10. Caricature Montage. Are you familiar? These are giant photos with tons of avatars or Disney characters scattered around. They really do not bother me that bad, but I never get tagged as anyone good.
9. Fans. “Are you a fan of God?” I am not sure how to answer that. If I say yes is that disrespectful? God is not a sports team. If I say no will God start calling me Peter? I do not live by any roosters, so I might be okay. Why does Facebook have me questioning this anyways? By the way I love God.
8. Poking.
7. Suggestions. Hey Facebook, you do not know me. Please do not suggest people as friends. If that person is my friend, I will friend them. I do not need your expert computer brain knowledge of probability to present potential friends. Thanks.

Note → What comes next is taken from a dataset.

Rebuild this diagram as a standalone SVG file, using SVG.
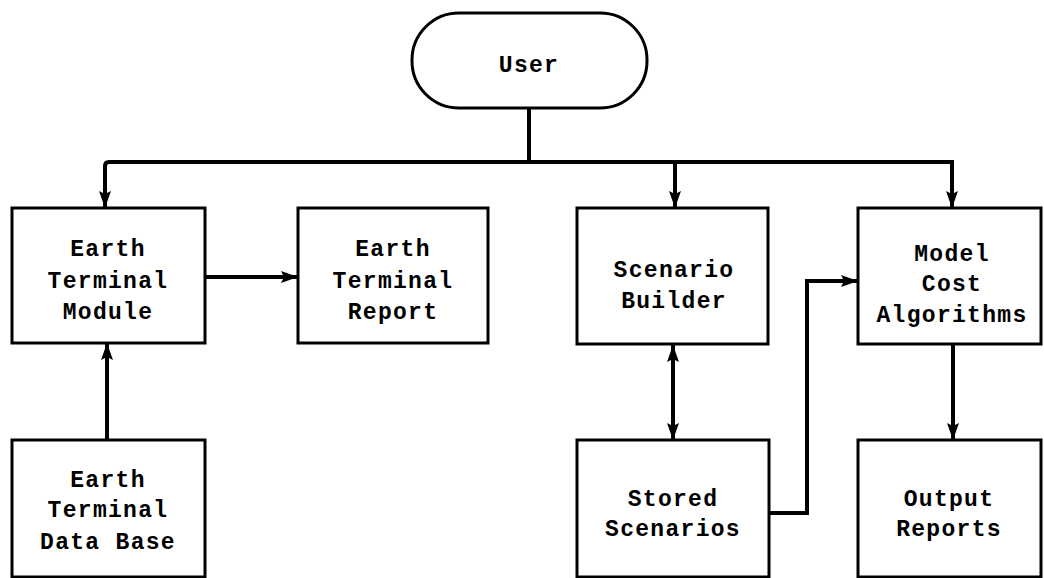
<svg xmlns="http://www.w3.org/2000/svg" width="1044" height="578" viewBox="0 0 1044 578">
  <style>
    .box { fill: #ffffff; stroke: #000000; stroke-width: 3; }
    .lbl { font-family: "Liberation Mono", "Courier New", monospace; font-weight: bold; font-size: 23px; letter-spacing: 1.3px; fill: #000000; text-anchor: middle; dominant-baseline: central; }
    .con { fill: none; stroke: #000000; stroke-width: 4; }
  </style>
  <defs>
    <marker id="ah" markerUnits="userSpaceOnUse" markerWidth="17" markerHeight="12" refX="17" refY="6" orient="auto-start-reverse">
      <path d="M0,0 L17,6 L0,12 L3,6 z" fill="#000000"/>
    </marker>
  </defs>
  <rect x="0" y="0" width="1044" height="578" fill="#ffffff"/>

  <g id="connectors">
    <line class="con" x1="529" y1="108" x2="529" y2="162"/>
    <path class="con" d="M953,162 L109,162 Q105,162 105,166 L105,208" marker-end="url(#ah)"/>
    <line class="con" x1="675" y1="162" x2="675" y2="208" marker-end="url(#ah)"/>
    <line class="con" x1="952" y1="160" x2="952" y2="208" marker-end="url(#ah)"/>
    <line class="con" x1="205" y1="277" x2="298" y2="277" marker-end="url(#ah)"/>
    <line class="con" x1="107" y1="440" x2="107" y2="343" marker-end="url(#ah)"/>
    <line class="con" x1="673" y1="345" x2="673" y2="440" marker-start="url(#ah)" marker-end="url(#ah)"/>
    <path class="con" d="M769,513 L807,513 L807,281 L858,281" marker-end="url(#ah)"/>
    <line class="con" x1="953" y1="344" x2="953" y2="440" marker-end="url(#ah)"/>
  </g>

  <g id="user">
    <rect class="box" x="412" y="13" width="235" height="95" rx="47" ry="47"/>
    <text class="lbl" x="529" y="66">User</text>
  </g>
  <g id="earth-terminal-module">
    <rect class="box" x="12" y="208" width="193" height="135"/>
    <text class="lbl" x="108" y="250">Earth</text>
    <text class="lbl" x="108" y="282">Terminal</text>
    <text class="lbl" x="108" y="313">Module</text>
  </g>
  <g id="earth-terminal-report">
    <rect class="box" x="298" y="208" width="190" height="135"/>
    <text class="lbl" x="393" y="250">Earth</text>
    <text class="lbl" x="393" y="282">Terminal</text>
    <text class="lbl" x="393" y="313">Report</text>
  </g>
  <g id="scenario-builder">
    <rect class="box" x="577" y="208" width="191" height="136"/>
    <text class="lbl" x="674" y="271">Scenario</text>
    <text class="lbl" x="674" y="302">Builder</text>
  </g>
  <g id="model-cost-algorithms">
    <rect class="box" x="858" y="208" width="183" height="136"/>
    <text class="lbl" x="952" y="255">Model</text>
    <text class="lbl" x="952" y="285">Cost</text>
    <text class="lbl" x="952" y="316">Algorithms</text>
  </g>
  <g id="earth-terminal-data-base">
    <rect class="box" x="12" y="440" width="193" height="137"/>
    <text class="lbl" x="108" y="481">Earth</text>
    <text class="lbl" x="108" y="511">Terminal</text>
    <text class="lbl" x="108" y="543">Data Base</text>
  </g>
  <g id="stored-scenarios">
    <rect class="box" x="577" y="440" width="192" height="137"/>
    <text class="lbl" x="673" y="500">Stored</text>
    <text class="lbl" x="673" y="530">Scenarios</text>
  </g>
  <g id="output-reports">
    <rect class="box" x="858" y="440" width="183" height="137"/>
    <text class="lbl" x="949" y="500">Output</text>
    <text class="lbl" x="949" y="530">Reports</text>
  </g>
</svg>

6. Tagging. Please do not tag me in videos or photos to which I have no relationship. I do not care.
5. Event: I lost my numbers. When your phone breaks, I am sorry. When you accidentally wash it with your jeans, I am sorry. When you get drunk and fall into a swimming pool while holding your phone, you are an idiot. Regardless of your reasoning, please do not invite me to an intangible event that was created by you to reload your new phone with numbers.
4. Favorite Books. Please do not list ever title of every book that you have ever touched. You will not look or be perceived any smarter than you already display.
3. Mafia. I do not want to be in your Mafia, please stop asking. I also do not want to be in your dance crew, on your pirate ship, in your happy hour club, or playing Oregon Trail with you. If you invite me to play Scrabble, I will think about it.
2. Controversial Status Updates. Why do you do it? You know whom you are, those of you who post political, theological, offensive, and controversial status updates on Facebook. Go Obama or I love Jesus. Fine. That is awesome! When you take an aggressive stance purely to ruffle feathers amongst your “friends,” get over yourself. No one wants to read that crap. If there was a Facebook application called: Punch the Idiot, I would send you an invitation.
1. Photos. I love the concept of sharing photos with one another. The tagging aspect unites people and documents events. It’s a great facet to Facebook. However, please do not post blurry or out of focus pictures. People do not need to sift through your inside jokes or bad photography. Please do not post sideways or upside pictures. Have the decently to adjust the positioning of your photos before posting them. Please do not post multiple angles of the same shot. Just because you took 10 photos to capture the perfect smile does not mean we need to see that progression. Find the best photo and share it. Finally, please do not post professional headshots. Agents do not scan profile pictures for the next supermodel. If they are NOT professional headshots, do not use them for anything. Most importantly do not share them with us on Facebook.

PS Controversial status updates… so you’re political status updates aren’t under this category or you just don’t care about your own pet peeve? Good post
this is an excellent post, ipp — both hilarious and TRUE. i am especially bothered by #1, when people upload the ENTIRE (figurative) ROLL OF FILM, so it’s like a flip book of the event. we don’t care. just show us the highlights. thank you.
This is a great top 10 and I’m a little jealous. Did you forget about people sending you poker chips?